ATLANTA — Carefully selected octogenarians with mitral regurgitation generally had good outcomes following mitral valve repair in a series of 322 patients at two medical centers.
“Mitral valve surgery can be performed with good mid- and long-term outcomes in carefully selected octogenarian patients in whom mitral repair may confer a survival benefit over replacement,” Dr. David H. Adams said at the annual meeting of the American College of Cardiology.
In the series of consecutive octogenarian patients who underwent valve surgery for mitral regurgitation during 1998–2008 at Mount Sinai and at the Heart Center of the University of Leipzig, Germany, 227 patients (70%) underwent valve repair and 95 (30%) had valve replacement. The operative mortality rates were 11% and 19%, respectively. In a multivariate analysis, elective valve replacement was linked with a 60% increased risk of death versus valve repair, a significant difference, said Dr. Adams, professor and chairman of cardiothoracic surgery at Mount Sinai Medical Center in New York.

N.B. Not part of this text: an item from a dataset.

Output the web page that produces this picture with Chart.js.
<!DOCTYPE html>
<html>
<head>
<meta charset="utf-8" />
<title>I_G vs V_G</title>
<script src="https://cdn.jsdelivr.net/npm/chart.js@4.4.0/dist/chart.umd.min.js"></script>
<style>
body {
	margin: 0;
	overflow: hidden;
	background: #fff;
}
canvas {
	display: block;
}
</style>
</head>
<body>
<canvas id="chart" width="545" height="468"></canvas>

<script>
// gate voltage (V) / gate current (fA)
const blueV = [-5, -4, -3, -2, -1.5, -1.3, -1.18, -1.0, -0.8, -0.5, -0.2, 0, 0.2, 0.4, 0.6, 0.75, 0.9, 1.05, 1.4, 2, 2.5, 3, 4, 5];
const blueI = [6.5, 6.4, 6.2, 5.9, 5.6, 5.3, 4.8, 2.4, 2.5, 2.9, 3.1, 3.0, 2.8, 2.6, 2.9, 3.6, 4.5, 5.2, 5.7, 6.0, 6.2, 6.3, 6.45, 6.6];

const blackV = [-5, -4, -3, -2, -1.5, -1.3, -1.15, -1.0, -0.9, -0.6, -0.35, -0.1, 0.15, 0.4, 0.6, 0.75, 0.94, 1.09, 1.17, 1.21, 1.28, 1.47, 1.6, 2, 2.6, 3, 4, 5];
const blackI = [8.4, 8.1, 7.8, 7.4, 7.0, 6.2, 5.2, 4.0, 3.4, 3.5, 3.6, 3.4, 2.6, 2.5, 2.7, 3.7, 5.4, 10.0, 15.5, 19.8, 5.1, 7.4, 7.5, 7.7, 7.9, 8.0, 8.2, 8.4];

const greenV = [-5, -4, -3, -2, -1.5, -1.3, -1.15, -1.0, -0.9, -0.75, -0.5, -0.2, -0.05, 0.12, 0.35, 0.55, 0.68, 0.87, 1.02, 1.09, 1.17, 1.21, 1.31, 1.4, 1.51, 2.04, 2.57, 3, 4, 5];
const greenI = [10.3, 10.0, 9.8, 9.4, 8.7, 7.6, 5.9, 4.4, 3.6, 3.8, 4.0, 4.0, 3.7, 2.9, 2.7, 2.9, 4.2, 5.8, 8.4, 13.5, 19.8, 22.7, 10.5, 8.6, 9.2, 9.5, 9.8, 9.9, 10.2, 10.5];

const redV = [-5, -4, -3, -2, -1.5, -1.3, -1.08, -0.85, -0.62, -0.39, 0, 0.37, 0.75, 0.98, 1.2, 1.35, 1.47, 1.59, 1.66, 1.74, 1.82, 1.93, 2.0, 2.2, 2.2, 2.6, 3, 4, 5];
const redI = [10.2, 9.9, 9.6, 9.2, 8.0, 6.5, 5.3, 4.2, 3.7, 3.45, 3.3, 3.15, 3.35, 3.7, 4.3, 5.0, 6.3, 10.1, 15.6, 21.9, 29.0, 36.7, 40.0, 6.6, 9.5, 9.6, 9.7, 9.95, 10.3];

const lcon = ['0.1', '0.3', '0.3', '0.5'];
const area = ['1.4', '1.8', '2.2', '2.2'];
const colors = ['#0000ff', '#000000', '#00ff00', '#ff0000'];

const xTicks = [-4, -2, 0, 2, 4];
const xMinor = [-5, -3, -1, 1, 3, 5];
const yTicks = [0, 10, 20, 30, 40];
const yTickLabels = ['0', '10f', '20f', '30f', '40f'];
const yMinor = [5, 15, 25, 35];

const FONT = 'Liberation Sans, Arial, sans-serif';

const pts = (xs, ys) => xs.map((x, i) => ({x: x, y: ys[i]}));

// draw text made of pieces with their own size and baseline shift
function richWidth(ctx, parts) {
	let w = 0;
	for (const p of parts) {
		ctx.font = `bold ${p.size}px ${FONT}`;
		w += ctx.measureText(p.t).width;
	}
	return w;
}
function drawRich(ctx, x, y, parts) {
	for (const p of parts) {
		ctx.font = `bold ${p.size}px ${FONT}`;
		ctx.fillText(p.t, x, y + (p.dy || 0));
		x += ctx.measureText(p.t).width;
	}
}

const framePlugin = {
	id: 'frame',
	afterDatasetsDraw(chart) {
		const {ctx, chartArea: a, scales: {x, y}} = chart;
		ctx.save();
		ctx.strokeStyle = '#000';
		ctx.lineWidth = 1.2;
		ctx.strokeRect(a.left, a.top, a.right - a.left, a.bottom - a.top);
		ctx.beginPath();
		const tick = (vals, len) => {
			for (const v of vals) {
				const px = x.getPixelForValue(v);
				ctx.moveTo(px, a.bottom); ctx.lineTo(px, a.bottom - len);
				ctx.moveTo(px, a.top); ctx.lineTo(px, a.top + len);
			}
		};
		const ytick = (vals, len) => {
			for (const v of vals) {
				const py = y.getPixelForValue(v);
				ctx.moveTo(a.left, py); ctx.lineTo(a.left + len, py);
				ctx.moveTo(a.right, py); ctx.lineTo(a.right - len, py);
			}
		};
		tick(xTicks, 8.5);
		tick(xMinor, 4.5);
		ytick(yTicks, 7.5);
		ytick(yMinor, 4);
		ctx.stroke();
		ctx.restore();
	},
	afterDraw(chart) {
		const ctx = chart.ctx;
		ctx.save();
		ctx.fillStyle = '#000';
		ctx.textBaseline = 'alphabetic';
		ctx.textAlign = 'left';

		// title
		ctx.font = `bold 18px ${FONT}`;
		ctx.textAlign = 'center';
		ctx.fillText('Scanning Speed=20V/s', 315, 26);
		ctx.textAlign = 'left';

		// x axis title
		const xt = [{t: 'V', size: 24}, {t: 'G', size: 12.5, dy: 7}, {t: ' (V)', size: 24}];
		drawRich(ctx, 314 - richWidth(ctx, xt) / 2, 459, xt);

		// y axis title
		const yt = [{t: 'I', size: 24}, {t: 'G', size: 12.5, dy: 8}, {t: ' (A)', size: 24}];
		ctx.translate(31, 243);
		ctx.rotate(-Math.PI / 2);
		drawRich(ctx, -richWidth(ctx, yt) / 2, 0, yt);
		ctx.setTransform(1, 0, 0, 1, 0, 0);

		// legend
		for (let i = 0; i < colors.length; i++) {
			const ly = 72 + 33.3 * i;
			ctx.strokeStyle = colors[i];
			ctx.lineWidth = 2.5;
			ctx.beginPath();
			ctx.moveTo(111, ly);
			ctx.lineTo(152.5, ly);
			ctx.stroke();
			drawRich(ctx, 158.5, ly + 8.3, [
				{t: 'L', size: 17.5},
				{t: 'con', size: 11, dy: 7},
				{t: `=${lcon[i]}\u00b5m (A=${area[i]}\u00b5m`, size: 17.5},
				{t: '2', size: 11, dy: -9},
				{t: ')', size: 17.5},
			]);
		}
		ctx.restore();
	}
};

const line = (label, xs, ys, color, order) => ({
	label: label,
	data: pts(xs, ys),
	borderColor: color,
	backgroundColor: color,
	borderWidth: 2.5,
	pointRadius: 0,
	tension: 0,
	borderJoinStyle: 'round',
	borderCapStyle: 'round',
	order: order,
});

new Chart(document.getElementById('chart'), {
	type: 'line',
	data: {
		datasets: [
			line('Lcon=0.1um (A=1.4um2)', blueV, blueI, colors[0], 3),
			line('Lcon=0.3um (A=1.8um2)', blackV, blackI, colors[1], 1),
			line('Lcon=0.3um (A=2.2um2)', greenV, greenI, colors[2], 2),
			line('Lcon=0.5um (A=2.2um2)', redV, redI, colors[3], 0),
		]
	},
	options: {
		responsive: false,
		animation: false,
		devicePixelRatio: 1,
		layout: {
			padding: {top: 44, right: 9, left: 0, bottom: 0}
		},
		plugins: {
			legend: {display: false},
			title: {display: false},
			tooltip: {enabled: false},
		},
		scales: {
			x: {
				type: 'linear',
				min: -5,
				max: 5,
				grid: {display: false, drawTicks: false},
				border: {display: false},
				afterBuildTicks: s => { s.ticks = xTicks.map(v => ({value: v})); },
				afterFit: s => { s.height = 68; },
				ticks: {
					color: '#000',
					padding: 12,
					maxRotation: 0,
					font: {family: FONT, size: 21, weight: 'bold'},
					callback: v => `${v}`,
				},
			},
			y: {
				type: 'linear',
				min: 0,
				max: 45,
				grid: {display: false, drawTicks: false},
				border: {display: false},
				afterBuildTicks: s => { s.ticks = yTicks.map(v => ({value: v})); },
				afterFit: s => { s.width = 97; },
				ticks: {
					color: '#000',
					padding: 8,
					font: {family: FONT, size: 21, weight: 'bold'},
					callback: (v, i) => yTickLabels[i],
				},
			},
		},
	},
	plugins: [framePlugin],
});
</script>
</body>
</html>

The conventional wisdom that replacement is favored in elderly patients “is not valid,” commented Dr. Steven F. Bolling, professor of surgery and director of the mitral valve clinic at the University of Michigan in Ann Arbor. He noted results he recently reported from an analysis of more than 28,000 U.S. patients who underwent mitral valve surgery during 2005–2007 and entered into the Society of Thoracic Surgeons database. That analysis showed that age was not an independent predictor for whether patients underwent valve repair or replacement.
In Dr. Adams' analysis, significant predictors of valve replacement included active endocarditis, which boosted the replacement rate by more than 10-fold, and need for coronary artery bypass grafting in degenerative patients, which raised the rate of valve replacement by almost 4-fold. Independent predictors of mortality included emergency surgery, a left ventricular ejection fraction of 30% of less, and renal failure. In octogenarian patients with a left ventricular ejection fraction greater than 30% who underwent valve repair that was not emergency surgery and did not also have coronary artery bypass the operative mortality rate was 4%, Dr. Adams said.
Dr. Adams has served as a consultant to and was an inventor for Edwards Lifesciences. Dr Bolling had no disclosures.
Elective valve replacement linked with a 60% increased risk of death compared with valve repair.